◆ TASK REQUIREMENTS
Retype the opening lines of the listing below, ending with the line that contains "XAxis, YAxis, ReferenceLine", and leave out any pictures.

◆ DATA PROVIDED
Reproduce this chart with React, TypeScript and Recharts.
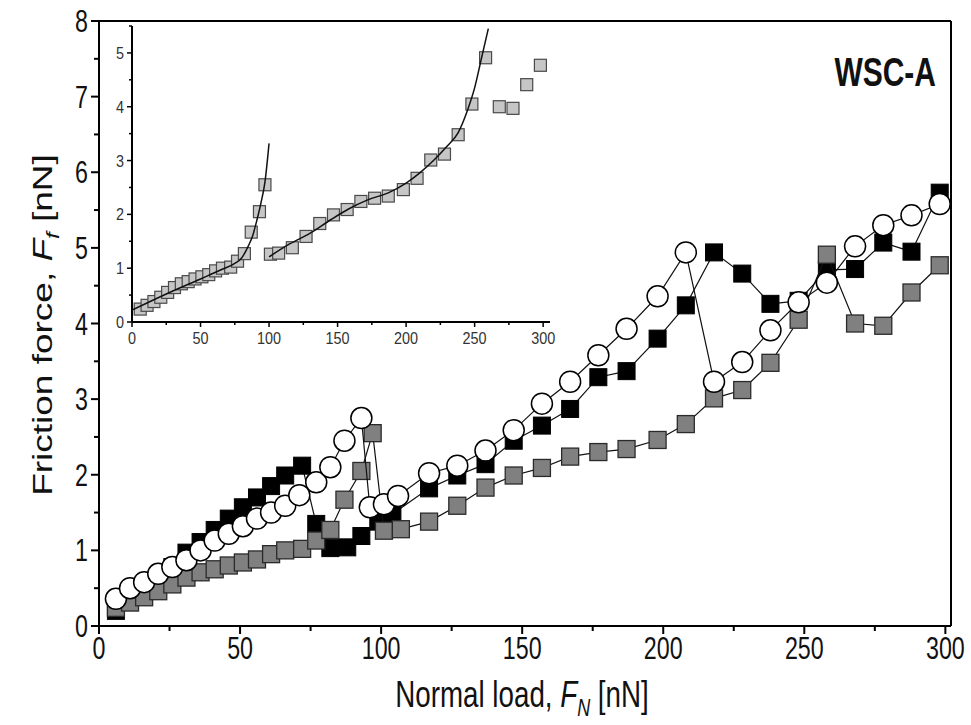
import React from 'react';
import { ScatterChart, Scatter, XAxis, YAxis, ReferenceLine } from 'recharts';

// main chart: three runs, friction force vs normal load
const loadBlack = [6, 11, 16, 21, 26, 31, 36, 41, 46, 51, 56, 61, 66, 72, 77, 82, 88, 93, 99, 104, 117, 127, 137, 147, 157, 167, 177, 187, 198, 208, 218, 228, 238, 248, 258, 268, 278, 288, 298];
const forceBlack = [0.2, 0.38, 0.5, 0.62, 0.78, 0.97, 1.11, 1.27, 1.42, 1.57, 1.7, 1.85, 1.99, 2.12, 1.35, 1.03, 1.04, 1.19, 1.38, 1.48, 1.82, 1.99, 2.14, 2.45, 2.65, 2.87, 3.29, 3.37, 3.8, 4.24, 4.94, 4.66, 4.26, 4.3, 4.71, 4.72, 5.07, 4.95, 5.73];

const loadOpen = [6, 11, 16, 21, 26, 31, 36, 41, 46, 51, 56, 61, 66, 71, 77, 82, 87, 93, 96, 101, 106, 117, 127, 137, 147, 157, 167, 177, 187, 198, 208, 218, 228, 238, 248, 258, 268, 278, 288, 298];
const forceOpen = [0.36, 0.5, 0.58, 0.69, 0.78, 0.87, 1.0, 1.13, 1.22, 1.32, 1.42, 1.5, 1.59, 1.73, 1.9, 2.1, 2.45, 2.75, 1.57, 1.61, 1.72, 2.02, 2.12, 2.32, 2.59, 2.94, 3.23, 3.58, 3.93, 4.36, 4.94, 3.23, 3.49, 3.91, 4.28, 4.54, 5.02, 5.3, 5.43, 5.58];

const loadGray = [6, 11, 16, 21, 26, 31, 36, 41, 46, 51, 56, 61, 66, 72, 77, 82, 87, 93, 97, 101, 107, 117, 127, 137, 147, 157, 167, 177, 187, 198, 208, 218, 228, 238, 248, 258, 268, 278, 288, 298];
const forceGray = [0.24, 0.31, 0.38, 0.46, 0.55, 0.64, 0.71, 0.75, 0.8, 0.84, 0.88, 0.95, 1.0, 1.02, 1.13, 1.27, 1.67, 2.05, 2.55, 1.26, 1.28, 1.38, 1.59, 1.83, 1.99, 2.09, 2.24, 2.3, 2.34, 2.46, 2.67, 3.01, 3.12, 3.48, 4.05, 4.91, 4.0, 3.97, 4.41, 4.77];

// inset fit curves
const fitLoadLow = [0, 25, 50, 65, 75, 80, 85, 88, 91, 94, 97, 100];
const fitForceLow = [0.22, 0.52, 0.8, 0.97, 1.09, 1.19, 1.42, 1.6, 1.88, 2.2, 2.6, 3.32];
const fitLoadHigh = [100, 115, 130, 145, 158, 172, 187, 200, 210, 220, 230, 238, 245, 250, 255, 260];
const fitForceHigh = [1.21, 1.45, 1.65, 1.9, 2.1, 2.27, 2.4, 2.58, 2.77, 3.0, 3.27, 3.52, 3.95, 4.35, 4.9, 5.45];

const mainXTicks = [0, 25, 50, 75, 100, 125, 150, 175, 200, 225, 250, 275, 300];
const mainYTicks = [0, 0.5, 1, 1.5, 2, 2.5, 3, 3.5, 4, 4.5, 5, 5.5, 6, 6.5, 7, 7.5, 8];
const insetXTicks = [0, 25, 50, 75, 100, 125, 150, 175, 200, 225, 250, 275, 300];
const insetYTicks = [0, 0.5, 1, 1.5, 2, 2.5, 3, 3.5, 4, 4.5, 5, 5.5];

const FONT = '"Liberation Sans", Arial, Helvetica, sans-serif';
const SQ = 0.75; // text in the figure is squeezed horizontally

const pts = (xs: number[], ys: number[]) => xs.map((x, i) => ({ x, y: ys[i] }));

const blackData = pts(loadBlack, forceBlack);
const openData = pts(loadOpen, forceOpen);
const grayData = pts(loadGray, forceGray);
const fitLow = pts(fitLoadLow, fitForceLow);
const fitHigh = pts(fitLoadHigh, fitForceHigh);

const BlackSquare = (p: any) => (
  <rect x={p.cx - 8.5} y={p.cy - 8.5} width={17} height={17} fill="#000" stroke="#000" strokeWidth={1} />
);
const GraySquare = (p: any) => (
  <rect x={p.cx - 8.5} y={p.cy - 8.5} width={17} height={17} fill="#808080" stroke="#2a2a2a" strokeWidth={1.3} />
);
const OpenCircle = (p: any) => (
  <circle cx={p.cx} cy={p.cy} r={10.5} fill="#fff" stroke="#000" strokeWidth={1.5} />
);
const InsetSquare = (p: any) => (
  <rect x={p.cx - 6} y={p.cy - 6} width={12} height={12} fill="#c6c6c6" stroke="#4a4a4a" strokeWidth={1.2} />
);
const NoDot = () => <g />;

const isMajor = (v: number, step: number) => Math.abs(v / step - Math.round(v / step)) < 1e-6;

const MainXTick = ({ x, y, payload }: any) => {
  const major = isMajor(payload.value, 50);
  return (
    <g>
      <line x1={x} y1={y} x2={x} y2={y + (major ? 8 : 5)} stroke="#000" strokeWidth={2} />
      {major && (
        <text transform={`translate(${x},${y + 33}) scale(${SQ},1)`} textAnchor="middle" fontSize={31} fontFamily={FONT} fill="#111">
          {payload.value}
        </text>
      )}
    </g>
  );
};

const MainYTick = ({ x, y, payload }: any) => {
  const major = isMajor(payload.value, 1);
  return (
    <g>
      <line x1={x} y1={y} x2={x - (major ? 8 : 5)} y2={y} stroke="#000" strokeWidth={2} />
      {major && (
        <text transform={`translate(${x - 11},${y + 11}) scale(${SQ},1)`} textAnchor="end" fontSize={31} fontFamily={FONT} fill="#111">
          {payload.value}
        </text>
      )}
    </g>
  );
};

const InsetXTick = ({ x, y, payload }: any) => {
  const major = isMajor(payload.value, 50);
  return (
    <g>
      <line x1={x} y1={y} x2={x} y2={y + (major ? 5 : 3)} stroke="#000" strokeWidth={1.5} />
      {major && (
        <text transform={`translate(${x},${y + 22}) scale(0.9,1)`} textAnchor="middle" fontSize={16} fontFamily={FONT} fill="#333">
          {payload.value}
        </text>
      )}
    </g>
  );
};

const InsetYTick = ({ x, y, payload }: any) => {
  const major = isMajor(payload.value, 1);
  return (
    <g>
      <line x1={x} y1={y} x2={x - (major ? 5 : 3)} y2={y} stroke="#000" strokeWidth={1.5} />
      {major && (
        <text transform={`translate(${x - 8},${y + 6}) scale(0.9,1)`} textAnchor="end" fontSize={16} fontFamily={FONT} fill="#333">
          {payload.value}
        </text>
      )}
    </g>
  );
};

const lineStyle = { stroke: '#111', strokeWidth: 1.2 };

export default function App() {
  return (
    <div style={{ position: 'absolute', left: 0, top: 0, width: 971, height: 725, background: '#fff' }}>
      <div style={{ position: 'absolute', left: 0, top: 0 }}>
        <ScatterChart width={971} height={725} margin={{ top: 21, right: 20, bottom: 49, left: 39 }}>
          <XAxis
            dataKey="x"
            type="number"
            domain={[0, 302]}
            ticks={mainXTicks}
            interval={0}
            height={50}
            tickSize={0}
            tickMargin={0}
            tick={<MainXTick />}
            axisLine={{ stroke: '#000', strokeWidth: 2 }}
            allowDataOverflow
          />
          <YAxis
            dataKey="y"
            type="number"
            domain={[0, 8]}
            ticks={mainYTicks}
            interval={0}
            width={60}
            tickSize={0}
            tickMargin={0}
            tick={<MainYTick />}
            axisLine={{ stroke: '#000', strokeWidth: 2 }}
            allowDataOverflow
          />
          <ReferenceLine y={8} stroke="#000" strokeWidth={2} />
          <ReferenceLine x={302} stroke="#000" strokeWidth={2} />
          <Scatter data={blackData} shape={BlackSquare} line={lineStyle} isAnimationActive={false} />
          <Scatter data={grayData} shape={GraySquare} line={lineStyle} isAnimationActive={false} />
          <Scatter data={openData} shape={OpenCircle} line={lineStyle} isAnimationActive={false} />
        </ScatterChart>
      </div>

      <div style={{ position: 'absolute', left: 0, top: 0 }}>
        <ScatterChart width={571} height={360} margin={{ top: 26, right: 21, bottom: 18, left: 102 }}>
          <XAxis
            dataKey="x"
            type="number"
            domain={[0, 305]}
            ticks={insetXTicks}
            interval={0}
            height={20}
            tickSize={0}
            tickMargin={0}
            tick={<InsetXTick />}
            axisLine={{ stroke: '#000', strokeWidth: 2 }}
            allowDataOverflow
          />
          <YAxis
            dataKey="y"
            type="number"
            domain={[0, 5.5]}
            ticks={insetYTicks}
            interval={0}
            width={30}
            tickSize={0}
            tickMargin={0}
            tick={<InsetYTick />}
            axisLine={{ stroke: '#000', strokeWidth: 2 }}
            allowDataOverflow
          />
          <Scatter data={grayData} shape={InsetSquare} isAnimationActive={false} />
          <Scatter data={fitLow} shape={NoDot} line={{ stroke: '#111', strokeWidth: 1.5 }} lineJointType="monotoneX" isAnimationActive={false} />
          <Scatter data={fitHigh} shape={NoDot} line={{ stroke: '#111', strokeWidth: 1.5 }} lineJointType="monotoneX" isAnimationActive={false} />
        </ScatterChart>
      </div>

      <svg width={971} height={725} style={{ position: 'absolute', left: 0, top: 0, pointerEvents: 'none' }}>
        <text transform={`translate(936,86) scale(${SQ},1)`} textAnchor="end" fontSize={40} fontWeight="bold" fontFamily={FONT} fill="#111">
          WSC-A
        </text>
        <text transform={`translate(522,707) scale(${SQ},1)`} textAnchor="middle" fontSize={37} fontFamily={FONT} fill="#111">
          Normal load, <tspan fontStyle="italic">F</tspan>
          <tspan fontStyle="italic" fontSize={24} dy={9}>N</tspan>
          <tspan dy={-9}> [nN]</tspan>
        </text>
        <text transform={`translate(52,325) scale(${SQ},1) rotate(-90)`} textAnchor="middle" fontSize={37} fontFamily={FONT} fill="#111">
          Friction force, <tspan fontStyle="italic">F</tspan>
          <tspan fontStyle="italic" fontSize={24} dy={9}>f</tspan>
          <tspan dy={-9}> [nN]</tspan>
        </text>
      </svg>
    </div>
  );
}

◆ SOLUTION FOR THIS PROBLEM
Reproduce this chart with React, TypeScript and Recharts.
import React from 'react';
import { ScatterChart, Scatter, XAxis, YAxis, ReferenceLine } from 'recharts';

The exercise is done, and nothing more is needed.